— BEGIN DATASET SECTION —

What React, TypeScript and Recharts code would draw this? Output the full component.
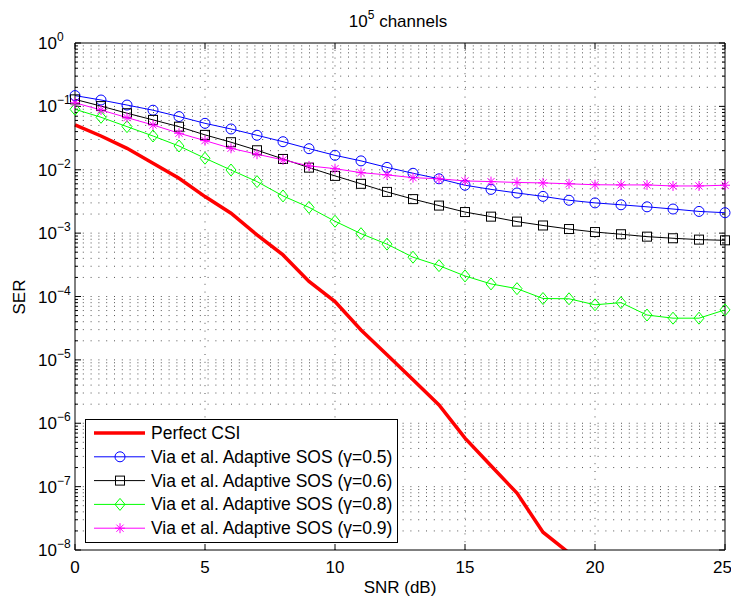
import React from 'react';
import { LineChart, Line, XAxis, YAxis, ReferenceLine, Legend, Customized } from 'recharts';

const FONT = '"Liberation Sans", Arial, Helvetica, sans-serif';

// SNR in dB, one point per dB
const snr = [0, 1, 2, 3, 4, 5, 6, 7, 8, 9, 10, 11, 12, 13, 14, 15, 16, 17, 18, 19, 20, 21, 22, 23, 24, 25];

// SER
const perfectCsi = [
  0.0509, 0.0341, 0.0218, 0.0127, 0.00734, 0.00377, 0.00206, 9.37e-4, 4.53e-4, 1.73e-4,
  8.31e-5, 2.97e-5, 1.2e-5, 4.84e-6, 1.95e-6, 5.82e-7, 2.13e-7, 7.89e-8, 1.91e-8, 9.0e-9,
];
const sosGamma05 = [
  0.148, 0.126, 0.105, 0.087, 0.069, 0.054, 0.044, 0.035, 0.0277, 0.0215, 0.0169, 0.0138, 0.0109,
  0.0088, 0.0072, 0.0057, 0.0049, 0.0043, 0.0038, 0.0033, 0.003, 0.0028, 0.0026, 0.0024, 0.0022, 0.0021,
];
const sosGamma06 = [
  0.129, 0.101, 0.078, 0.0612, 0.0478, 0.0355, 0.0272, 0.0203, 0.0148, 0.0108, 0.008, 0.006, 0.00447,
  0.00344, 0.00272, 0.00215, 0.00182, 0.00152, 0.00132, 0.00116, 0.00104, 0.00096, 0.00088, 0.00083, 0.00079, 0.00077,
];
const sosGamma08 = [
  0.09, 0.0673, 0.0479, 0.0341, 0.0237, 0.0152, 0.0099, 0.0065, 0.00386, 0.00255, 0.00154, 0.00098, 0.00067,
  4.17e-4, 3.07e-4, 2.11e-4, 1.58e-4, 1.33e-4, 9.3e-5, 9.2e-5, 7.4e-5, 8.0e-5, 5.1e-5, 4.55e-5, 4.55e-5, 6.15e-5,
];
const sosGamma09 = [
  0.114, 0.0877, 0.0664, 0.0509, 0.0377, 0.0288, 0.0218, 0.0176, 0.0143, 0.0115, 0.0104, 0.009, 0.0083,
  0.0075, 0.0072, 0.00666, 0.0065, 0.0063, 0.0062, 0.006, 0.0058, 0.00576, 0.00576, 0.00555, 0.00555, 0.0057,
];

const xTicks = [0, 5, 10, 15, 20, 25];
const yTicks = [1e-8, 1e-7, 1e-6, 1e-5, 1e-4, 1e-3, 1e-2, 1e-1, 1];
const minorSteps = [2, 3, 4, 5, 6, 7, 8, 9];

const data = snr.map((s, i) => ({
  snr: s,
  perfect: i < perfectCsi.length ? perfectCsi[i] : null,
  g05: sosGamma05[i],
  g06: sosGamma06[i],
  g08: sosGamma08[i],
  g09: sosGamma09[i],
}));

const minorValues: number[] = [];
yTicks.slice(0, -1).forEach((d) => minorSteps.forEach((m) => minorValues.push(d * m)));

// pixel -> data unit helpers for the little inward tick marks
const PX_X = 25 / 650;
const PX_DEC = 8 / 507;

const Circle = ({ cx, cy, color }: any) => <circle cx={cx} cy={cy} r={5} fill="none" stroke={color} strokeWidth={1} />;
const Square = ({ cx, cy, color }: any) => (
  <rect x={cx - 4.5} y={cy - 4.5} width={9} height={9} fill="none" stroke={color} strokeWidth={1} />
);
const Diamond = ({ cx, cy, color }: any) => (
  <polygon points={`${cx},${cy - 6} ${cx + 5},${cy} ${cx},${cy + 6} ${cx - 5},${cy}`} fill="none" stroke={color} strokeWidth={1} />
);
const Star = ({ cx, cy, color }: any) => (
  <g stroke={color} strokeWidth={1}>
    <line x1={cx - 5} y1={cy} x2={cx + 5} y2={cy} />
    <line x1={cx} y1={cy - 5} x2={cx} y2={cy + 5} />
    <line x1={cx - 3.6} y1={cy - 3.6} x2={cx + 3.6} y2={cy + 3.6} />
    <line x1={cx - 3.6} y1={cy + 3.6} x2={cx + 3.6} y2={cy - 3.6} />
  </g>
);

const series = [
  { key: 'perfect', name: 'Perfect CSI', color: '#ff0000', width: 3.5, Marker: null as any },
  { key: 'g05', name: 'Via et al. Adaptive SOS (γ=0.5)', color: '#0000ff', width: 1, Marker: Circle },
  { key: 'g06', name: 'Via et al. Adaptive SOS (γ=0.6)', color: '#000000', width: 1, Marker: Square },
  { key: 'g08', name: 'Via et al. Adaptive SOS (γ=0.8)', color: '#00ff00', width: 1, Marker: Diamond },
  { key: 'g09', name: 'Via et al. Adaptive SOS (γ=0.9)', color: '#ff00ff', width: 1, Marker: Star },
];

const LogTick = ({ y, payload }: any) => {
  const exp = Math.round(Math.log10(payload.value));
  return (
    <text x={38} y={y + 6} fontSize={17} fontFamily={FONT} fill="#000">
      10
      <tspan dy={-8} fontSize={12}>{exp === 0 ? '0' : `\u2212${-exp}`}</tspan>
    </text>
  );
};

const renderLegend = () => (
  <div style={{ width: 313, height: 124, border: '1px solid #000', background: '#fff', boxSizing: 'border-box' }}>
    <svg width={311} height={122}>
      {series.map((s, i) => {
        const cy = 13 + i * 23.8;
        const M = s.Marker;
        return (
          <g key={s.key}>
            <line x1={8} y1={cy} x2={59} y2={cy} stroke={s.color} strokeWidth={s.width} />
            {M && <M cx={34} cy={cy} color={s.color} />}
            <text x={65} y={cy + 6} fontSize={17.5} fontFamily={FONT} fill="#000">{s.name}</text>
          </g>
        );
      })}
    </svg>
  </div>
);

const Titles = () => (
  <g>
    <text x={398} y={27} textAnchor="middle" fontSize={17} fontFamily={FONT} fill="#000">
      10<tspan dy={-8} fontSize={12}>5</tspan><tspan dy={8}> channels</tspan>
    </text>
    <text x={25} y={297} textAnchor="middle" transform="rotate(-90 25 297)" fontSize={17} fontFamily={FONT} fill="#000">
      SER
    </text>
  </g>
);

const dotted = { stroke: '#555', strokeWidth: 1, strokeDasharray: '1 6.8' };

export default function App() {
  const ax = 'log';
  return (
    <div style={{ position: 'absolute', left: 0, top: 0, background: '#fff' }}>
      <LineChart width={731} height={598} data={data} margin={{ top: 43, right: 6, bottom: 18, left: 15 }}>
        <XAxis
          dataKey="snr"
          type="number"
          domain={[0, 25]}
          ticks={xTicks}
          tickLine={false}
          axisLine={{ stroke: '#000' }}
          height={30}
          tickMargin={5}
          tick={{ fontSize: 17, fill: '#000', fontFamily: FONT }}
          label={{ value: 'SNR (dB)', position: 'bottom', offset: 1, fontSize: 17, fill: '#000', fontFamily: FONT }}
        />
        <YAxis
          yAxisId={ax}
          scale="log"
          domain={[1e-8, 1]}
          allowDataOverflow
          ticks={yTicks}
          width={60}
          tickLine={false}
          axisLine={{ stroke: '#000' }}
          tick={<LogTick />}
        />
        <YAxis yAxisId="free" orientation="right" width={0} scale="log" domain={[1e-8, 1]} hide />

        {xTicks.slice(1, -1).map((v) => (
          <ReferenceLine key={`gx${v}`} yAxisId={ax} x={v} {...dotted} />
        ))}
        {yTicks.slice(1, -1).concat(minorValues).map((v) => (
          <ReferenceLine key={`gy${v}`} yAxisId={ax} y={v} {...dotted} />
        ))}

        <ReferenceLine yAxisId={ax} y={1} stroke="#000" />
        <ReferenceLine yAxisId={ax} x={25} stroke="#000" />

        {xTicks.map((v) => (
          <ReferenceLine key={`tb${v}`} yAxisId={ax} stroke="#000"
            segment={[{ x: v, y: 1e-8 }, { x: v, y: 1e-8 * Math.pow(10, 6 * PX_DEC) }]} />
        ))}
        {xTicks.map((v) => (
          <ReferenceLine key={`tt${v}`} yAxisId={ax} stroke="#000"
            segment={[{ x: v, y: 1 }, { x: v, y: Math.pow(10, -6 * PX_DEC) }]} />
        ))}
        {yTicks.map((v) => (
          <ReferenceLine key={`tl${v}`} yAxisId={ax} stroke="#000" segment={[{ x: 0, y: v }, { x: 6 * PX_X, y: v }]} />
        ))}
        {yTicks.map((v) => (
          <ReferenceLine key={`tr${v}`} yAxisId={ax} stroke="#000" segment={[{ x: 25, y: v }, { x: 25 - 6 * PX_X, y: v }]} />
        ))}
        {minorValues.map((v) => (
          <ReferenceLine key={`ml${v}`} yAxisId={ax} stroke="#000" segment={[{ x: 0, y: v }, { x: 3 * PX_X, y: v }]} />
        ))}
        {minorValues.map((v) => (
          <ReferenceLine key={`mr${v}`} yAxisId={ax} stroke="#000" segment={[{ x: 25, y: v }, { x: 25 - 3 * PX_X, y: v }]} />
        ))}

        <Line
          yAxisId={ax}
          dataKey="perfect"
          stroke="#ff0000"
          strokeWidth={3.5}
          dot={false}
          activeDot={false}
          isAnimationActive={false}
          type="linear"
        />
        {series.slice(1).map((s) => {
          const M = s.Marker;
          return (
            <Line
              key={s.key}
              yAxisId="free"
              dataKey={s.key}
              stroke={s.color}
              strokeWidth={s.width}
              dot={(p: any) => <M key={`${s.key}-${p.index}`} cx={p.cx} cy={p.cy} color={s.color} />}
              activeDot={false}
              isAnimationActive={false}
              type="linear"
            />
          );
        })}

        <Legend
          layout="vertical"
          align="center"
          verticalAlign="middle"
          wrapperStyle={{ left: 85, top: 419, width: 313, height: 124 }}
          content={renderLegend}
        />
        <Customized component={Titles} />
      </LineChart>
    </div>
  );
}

— END DATASET SECTION —

#### [PROBLEM TO WORK ON]
From the first line above down to the line with "Arial, Helvetica, sans-serif';", reproduce every line and no others, omitting pictures.

#### [FULL ANSWER]
What React, TypeScript and Recharts code would draw this? Output the full component.
import React from 'react';
import { LineChart, Line, XAxis, YAxis, ReferenceLine, Legend, Customized } from 'recharts';

const FONT = '"Liberation Sans", Arial, Helvetica, sans-serif';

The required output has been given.